Globally, businesses of all types are starting to see their data as an important asset that can help make their operations more effective and profitable. By 2025, it has been estimated, there could roughly be 463 exabytes of data produced each day. The problem however begins here.
For businesses with large datasets to be able to effectively leverage it, the data must be periodically organized. Sometimes, the enormous volume and variety of data make it hard for organizations to structure the format, classifications, type quality, etc.
Without structure, large repositories of data result in the data getting piled up to an extent where it becomes difficult to categorize mainly due to the volume and data format. Usually, data engineers understand their datasets and are well equipped to structure it. But issues arise when some amount of data classification and analysis happens in an external environment, and context and structure are missing.
Data Lake
The concept of the data lake was first coined by James Dixon in 2014. He said that data lakes are a large body of raw data in a more natural state where different users come to examine it, delve into it, or extract samples from it.
A data lake is an information repository that can hold massive amounts of data that can be either structured, semi-structured, and unstructured. There are no real fixed limits or restrictions on the size of this data. This form of data storage is mainly used because of its simplicity and cost-efficiency.

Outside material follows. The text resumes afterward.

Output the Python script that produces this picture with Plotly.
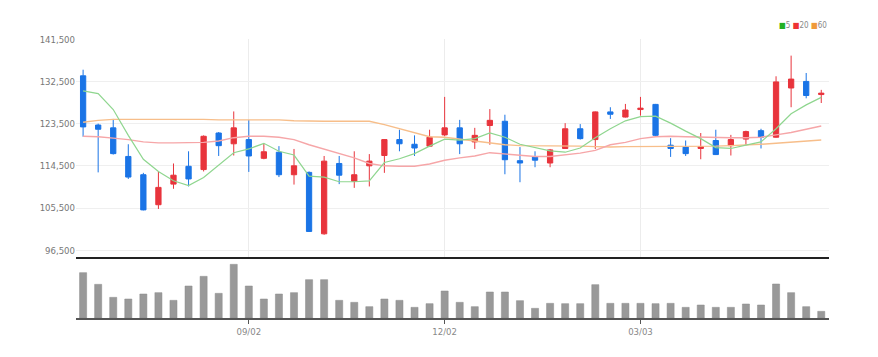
import pandas as pd
import plotly.graph_objects as go

dates = pd.date_range("2024-06-17", periods=50, freq="7D")

open_ = [133700, 123200, 122600, 116500, 112600, 106200, 110600, 114400, 113700, 121500,
         119200, 120100, 116100, 117400, 112600, 113100, 100000, 115000, 111200, 114500,
         116700, 120100, 119100, 118700, 121100, 122600, 119600, 123100, 124000, 115600,
         116400, 115100, 118200, 122400, 120100, 126000, 124900, 126500, 127600, 118900,
         118500, 118200, 119900, 118800, 120200, 122000, 120600, 131100, 132500, 129700]
high = [135000, 123500, 124500, 119100, 113000, 113300, 115000, 117600, 121000, 121700,
        126100, 124300, 119200, 118700, 118100, 113300, 116600, 116600, 117600, 117000,
        120200, 122200, 121000, 122200, 129200, 124300, 122600, 126600, 125400, 118500,
        117600, 118100, 123600, 123400, 126100, 127000, 127700, 129200, 127700, 120400,
        119900, 121500, 122200, 121100, 122000, 122400, 133600, 138000, 134300, 130700]
low = [120700, 113100, 116900, 111700, 105000, 105300, 109600, 110100, 113300, 116600,
       116700, 113200, 115900, 112100, 110500, 100400, 99800, 110600, 109800, 110100,
       113000, 117600, 116600, 118500, 120800, 117000, 118100, 119000, 112700, 111000,
       114200, 114200, 118100, 120100, 118100, 124500, 124800, 125200, 120700, 116400,
       116600, 115900, 116800, 116700, 118900, 118200, 120500, 127000, 128900, 127900]
close = [122800, 122300, 117100, 112100, 105100, 109900, 112500, 111700, 120800, 118800,
         122600, 116600, 117500, 112600, 114500, 100500, 115500, 112500, 112600, 115500,
         120100, 119200, 118300, 120600, 122600, 119200, 121000, 124200, 115800, 115100,
         115700, 117900, 122400, 120300, 126000, 125500, 126400, 126800, 121000, 118200,
         117100, 118600, 116900, 120100, 121800, 120600, 132400, 133000, 129500, 130000]
volume = [136, 101, 62, 57, 72, 76, 53, 96, 125, 74,
          161, 96, 57, 72, 76, 115, 115, 53, 47, 34,
          57, 53, 32, 43, 81, 47, 34, 78, 78, 52,
          29, 44, 43, 43, 100, 44, 44, 44, 43, 44,
          32, 39, 32, 32, 42, 39, 102, 76, 34, 20]
ma5 = [130500, 129900, 126500, 121000, 115900, 113300, 111300, 110300, 112000, 114700,
       117300, 118100, 119300, 117600, 116800, 112300, 112100, 111100, 111100, 111300,
       115200, 116000, 117100, 118700, 120200, 120000, 120300, 121500, 120600, 119100,
       118400, 117700, 117400, 118300, 120500, 122400, 124100, 125000, 125100, 123600,
       121900, 120300, 118400, 118200, 118900, 119600, 122400, 125600, 127500, 129100]
ma20 = [120800, 120700, 120400, 120100, 119600, 119400, 119400, 119400, 119500, 119800,
        120500, 120800, 120800, 120600, 120100, 119000, 118100, 117200, 116200, 115000,
        114500, 114400, 114400, 114900, 115700, 116200, 116600, 117300, 117000, 116800,
        116500, 116500, 116800, 117200, 117800, 119000, 119500, 120300, 120700, 120800,
        120700, 120600, 120600, 120500, 120500, 120600, 121100, 121600, 122300, 123000]
ma60 = [123800, 124200, 124400, 124400, 124400, 124400, 124500, 124500, 124400, 124300,
        124300, 124400, 124400, 124300, 124100, 124000, 124000, 124000, 124000, 124000,
        123300, 122400, 121600, 120700, 120600, 120200, 119700, 119300, 119000, 118800,
        118800, 118800, 118800, 118700, 118600, 118500, 118600, 118600, 118600, 118600,
        118600, 118600, 118700, 118800, 118900, 119100, 119300, 119500, 119800, 120000]
price_ticks = [96500, 105500, 114500, 123500, 132500, 141500]
date_ticks = ["2024-09-02", "2024-12-02", "2025-03-03"]

UP = "#e8343c"
DOWN = "#1a74e6"
FONT = "Liberation Sans Narrow, DejaVu Sans Condensed, sans-serif"

fig = go.Figure()
fig.add_trace(go.Scatter(x=dates, y=ma60, mode="lines", line=dict(color="#f7be8a", width=1.4),
                         xaxis="x", yaxis="y", hoverinfo="skip"))
fig.add_trace(go.Scatter(x=dates, y=ma20, mode="lines", line=dict(color="#f6a6a8", width=1.4),
                         xaxis="x", yaxis="y", hoverinfo="skip"))
fig.add_trace(go.Scatter(x=dates, y=ma5, mode="lines", line=dict(color="#8fd68f", width=1.2),
                         xaxis="x", yaxis="y", hoverinfo="skip"))
fig.add_trace(go.Candlestick(
    x=dates, open=open_, high=high, low=low, close=close,
    increasing=dict(line=dict(color=UP, width=1), fillcolor=UP),
    decreasing=dict(line=dict(color=DOWN, width=1), fillcolor=DOWN),
    whiskerwidth=0, xaxis="x", yaxis="y"))
fig.add_trace(go.Bar(x=dates, y=volume, marker=dict(color="#999999", line=dict(color="#8a8a8a", width=0.5)),
                     xaxis="x2", yaxis="y2"))

xr = [dates[0] - pd.Timedelta(days=3.3), dates[-1] + pd.Timedelta(days=3.6)]
fig.update_layout(
    width=878, height=357,
    margin=dict(l=68, r=57, t=31, b=47),
    paper_bgcolor="white", plot_bgcolor="white",
    showlegend=False, boxgap=0.5, bargap=0.53,
    font=dict(family=FONT, size=9.5, color="#777777"),
    xaxis=dict(domain=[0, 1], anchor="y", range=xr, type="date",
               tickvals=date_ticks, showticklabels=False, ticks="",
               showgrid=True, gridcolor="#ececec", gridwidth=1,
               showline=True, linecolor="#222222", linewidth=2,
               rangeslider=dict(visible=False), zeroline=False),
    yaxis=dict(domain=[0.2186, 1], anchor="x", range=[95050, 141550],
               tickvals=price_ticks, tickformat=",", showgrid=True,
               gridcolor="#efefef", gridwidth=1, zeroline=False, ticks="",
               tickfont=dict(family=FONT, size=9.5, color="#777777")),
    xaxis2=dict(domain=[0, 1], anchor="y2", range=xr, type="date", matches="x",
                tickvals=date_ticks, tickformat="%m/%d", showgrid=False,
                showline=True, linecolor="#555555", linewidth=2,
                ticks="outside", ticklen=4, tickcolor="#555555",
                tickfont=dict(family=FONT, size=9.5, color="#888888")),
    yaxis2=dict(domain=[0, 0.2186], anchor="x2", range=[0, 183], visible=False),
    annotations=[dict(
        xref="paper", yref="paper", x=1.0, y=1.0, xanchor="right", yanchor="bottom",
        yshift=7, showarrow=False,
        text=("<span style='color:#22b022'>■</span>5 "
              "<span style='color:#ee3333'>■</span>20 "
              "<span style='color:#f09a3a'>■</span>60"),
        font=dict(family=FONT, size=8, color="#888888"))],
)

fig.write_html("out.html")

If you look at it, data lakes primarily offer storage space for those who use transformative data from a variety of sources such as sensor data, social media feeds mobile, cloud applications, and so on. Hence unlike other formats of data storage, data lakes capture the data at its raw form. Usually, the data structure and its demands are not defined until the data is needed. Simply put a data lake equips companies to retrieve and use their data effectively.
Data Swamp
Data swamp is nothing but an outcome of undefined data sets from multiple sources. Poor data management and governance When a data becomes oversaturated with a range of data, with no structure or meta tags it results in a data swamp. While data lakes have defined accessibility and structure, a data swamp has almost zero organization or no system altogether.
When enterprises are unable to structure data, they could find that what was once a well-organized data lake is now a data swamp flooded with the information they may never need or information that they would never be able to break down and make sense of. Corporates and media-related business which rely on huge datasets often get into the problem of data swamps as they are unable to process the mere volume.
Some Data Swamps can be cleaned by using Data Curation and Data Governance to organize data sets. However, organizations are beginning to realize that if not done right all the time and effort spent building massive data lakes can be a fruitless exercise if data governance and management are not given importance.
What is data governance?
Data governance supports and facilitating seamless collaboration between IT and business end-users. Through the mapping of metadata to business requirements scalability of an ever-changing and expanding data is ensured; mapping various data formats that are tailored to different personas accelerates data lake deployment.
Data governance is just one component of a comprehensive suite of solution stack that manages, optimizes, and leverages data across formats and sources. Adopting a “governance by design” approach ensures that a data lake delivers ROI and business benefits. Another aspect to keep in mind in the newly emerging era of GDPR and CCPA remaining compliant with the emerging privacy policies is only possible when data governance is ensured.
It is crucial that all organizations handing a huge repository of data, make it mandatory to have structured data governance in place before they start collecting data. Prioritization via data governance should be taken up in the very beginning to ensure that the data stored be of value to the organization and fits into the needs.
Conclusion
To conclude, a perfect world for data processing does not exist. To evaluate the data’s true potential, just collection and storage is never enough as it leads to saturated data. A Data Lake needs Data Governance for organizations to be able to prioritize data and to create the best business context to help them in exploring this data further. There needs to be a data strategy in place to ensure that there is no oversaturation at any level of data collection. Flexibility in data analysis and insights in today's world cannot be ignored and data governance will be a transformative tool in empowering how databases are handled in the future.